В своей лекции о вашем творчестве Бродский сказал: "Ему свойственен катастрофический, почти апокалиптический склад ума"[463]. И действительно, в молодости вы руководили поэтической группой "Катастрофисты". Вы осознаете, что вам присущ такой склад ума?

Пожалуй, да. Он приближает меня к славянскому типу мышления, ибо это склад ума Соловьева, Достоевского и других. И, конечно, существует польский вариант того же самого. Похоже, Бродский прав, но я не очень этим горжусь.

В некоторых ваших стихах доминирует чувство вины. Это потому, что вы выжили, или потому, что вы не пережили все послевоенные страдания Литвы и Польши? И следует ли из этого, что чувство вины это ваш комплекс Квазимодо, который, по мнению Цветаевой, должен иметь каждый поэт?

Я не уверен, что каждый поэт должен страдать таким комплексом.
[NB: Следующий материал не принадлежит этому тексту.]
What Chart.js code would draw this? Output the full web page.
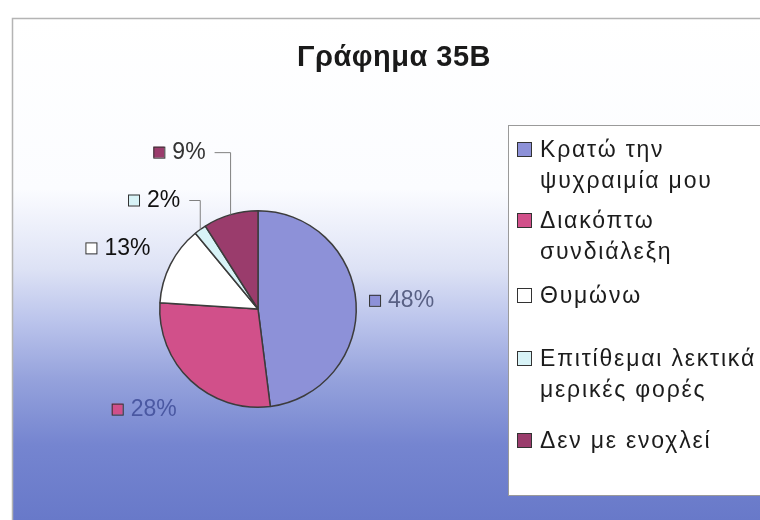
<!DOCTYPE html>
<html>
<head>
<meta charset="utf-8">
<script src="https://cdn.jsdelivr.net/npm/chart.js@4.4.0/dist/chart.umd.min.js"></script>
<style>
  html, body { margin: 0; padding: 0; background: #fff; }
  canvas { display: block; }
</style>
</head>
<body>
<canvas id="grafima" width="760" height="520"></canvas>
<script>
const titlos = 'Γράφημα 35Β';
const katigories = [
  ['Κρατώ την', 'ψυχραιμία μου'],
  ['Διακόπτω', 'συνδιάλεξη'],
  ['Θυμώνω'],
  ['Επιτίθεμαι λεκτικά', 'μερικές φορές'],
  ['Δεν με ενοχλεί']
];
const pososta = [48, 28, 13, 2, 9];

const xromata = ['#8d91d8', '#d1508a', '#ffffff', '#d8f3f7', '#9a3c6c'];
// percentage labels: offset from the outer middle of each slice
const thesiEtiketas = [
  { dx: 13, dy: -2 },
  { dx: -14, dy: 29 },
  { dx: -20, dy: -16 },
  { dx: -20, dy: -29, grammi: true },
  { dx: -25, dy: -62, grammi: true }
];
const xromaKeimenou = ['#596185', '#4a58a2', '#111111', '#111111', '#333333'];
// baseline of the first line of each legend entry
const legendGrammes = [157, 228, 303, 366, 448];

const fonto = '"Liberation Sans", Arial, sans-serif';

const fontoPlugin = {
  id: 'fonto',
  beforeDraw(chart) {
    const ctx = chart.ctx;
    ctx.save();
    ctx.fillStyle = '#ffffff';
    ctx.fillRect(0, 0, 760, 520);
    const g = ctx.createLinearGradient(0, 18, 0, 520);
    g.addColorStop(0, '#ffffff');
    g.addColorStop(0.34, '#fbfcff');
    g.addColorStop(0.5, '#dde2f5');
    g.addColorStop(0.6, '#bcc5ec');
    g.addColorStop(0.72, '#95a2dc');
    g.addColorStop(0.85, '#7585d0');
    g.addColorStop(1, '#6879c9');
    ctx.fillStyle = g;
    ctx.fillRect(12, 18, 748, 502);
    ctx.strokeStyle = '#b4b4b4';
    ctx.lineWidth = 1.5;
    ctx.beginPath();
    ctx.moveTo(12.5, 520);
    ctx.lineTo(12.5, 18.5);
    ctx.lineTo(760, 18.5);
    ctx.stroke();

    ctx.fillStyle = '#1a1a1a';
    ctx.font = 'bold 29px ' + fonto;
    ctx.textAlign = 'center';
    ctx.textBaseline = 'alphabetic';
    ctx.letterSpacing = '0.5px';
    ctx.fillText(titlos, 394, 66);
    ctx.restore();
  }
};

const etiketesPlugin = {
  id: 'etiketes',
  afterDatasetsDraw(chart) {
    const ctx = chart.ctx;
    const meta = chart.getDatasetMeta(0);
    ctx.save();
    ctx.font = '23px ' + fonto;
    ctx.textBaseline = 'middle';
    meta.data.forEach((arc, i) => {
      const p = arc.getProps(['x', 'y', 'startAngle', 'endAngle', 'outerRadius'], true);
      const mid = (p.startAngle + p.endAngle) / 2;
      const px = p.x + Math.cos(mid) * p.outerRadius;
      const py = p.y + Math.sin(mid) * p.outerRadius;
      const th = thesiEtiketas[i];
      const ax = px + th.dx;
      const ay = py + th.dy;
      const keimeno = pososta[i] + '%';
      const w = ctx.measureText(keimeno).width;
      let tetragono, arxi;
      if (th.dx > 0) {
        tetragono = ax;
        arxi = ax + 19;
      } else {
        arxi = ax - w;
        tetragono = arxi - 19;
      }
      if (th.grammi) {
        ctx.strokeStyle = '#808080';
        ctx.lineWidth = 1;
        ctx.beginPath();
        ctx.moveTo(px, py);
        ctx.lineTo(px, ay);
        ctx.lineTo(ax + 9, ay);
        ctx.stroke();
      }
      ctx.fillStyle = xromata[i];
      ctx.fillRect(tetragono, ay - 6, 11, 11);
      ctx.strokeStyle = '#333';
      ctx.lineWidth = 1;
      ctx.strokeRect(tetragono + 0.5, ay - 5.5, 11, 11);
      ctx.fillStyle = xromaKeimenou[i];
      ctx.textAlign = 'left';
      ctx.fillText(keimeno, arxi, ay);
    });
    ctx.restore();
  }
};

const ypomnimaPlugin = {
  id: 'ypomnima',
  afterDraw(chart) {
    const ctx = chart.ctx;
    ctx.save();
    ctx.fillStyle = '#ffffff';
    ctx.fillRect(508, 125, 260, 370);
    ctx.strokeStyle = '#9a9a9a';
    ctx.lineWidth = 1;
    ctx.strokeRect(508.5, 125.5, 260, 370);
    ctx.font = '23px ' + fonto;
    ctx.letterSpacing = '1.8px';
    ctx.textAlign = 'left';
    ctx.textBaseline = 'alphabetic';
    chart.data.labels.forEach((lbl, i) => {
      const y0 = legendGrammes[i];
      ctx.fillStyle = xromata[i];
      ctx.fillRect(517, y0 - 15, 15, 15);
      ctx.strokeStyle = '#333';
      ctx.strokeRect(517.5, y0 - 14.5, 14, 14);
      ctx.fillStyle = '#1c1c1c';
      lbl.forEach((line, k) => ctx.fillText(line, 540, y0 + k * 31));
    });
    ctx.restore();
  }
};

new Chart(document.getElementById('grafima'), {
  type: 'pie',
  data: {
    labels: katigories,
    datasets: [{
      data: pososta,
      backgroundColor: xromata,
      borderColor: '#3c3c3c',
      borderWidth: 1.5
    }]
  },
  options: {
    responsive: false,
    animation: false,
    devicePixelRatio: 1,
    layout: { padding: { left: 159, right: 403, top: 210, bottom: 112 } },
    plugins: {
      legend: { display: false },
      title: { display: false },
      tooltip: { enabled: false }
    }
  },
  plugins: [fontoPlugin, etiketesPlugin, ypomnimaPlugin]
});
</script>
</body>
</html>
Я знаю, что у меня есть комплекс вины, я не думаю, что его нужно объяснять историческими событиями, я думаю, что его корни следует искать глубже, в моем случае — чувством судьбы, чувством рока, и появилось это чувство очень рано, почти в школьные годы. Мой друг Адам Михник недавно в разговоре со мной сказал: "Мне нравится твоя поэзия, потому что она кровоточит. Она также демонстрирует, что рана может стать источником силы". Может быть, литература вообще и поэзия в частности вырастают из раны. Надо только преодолеть боль.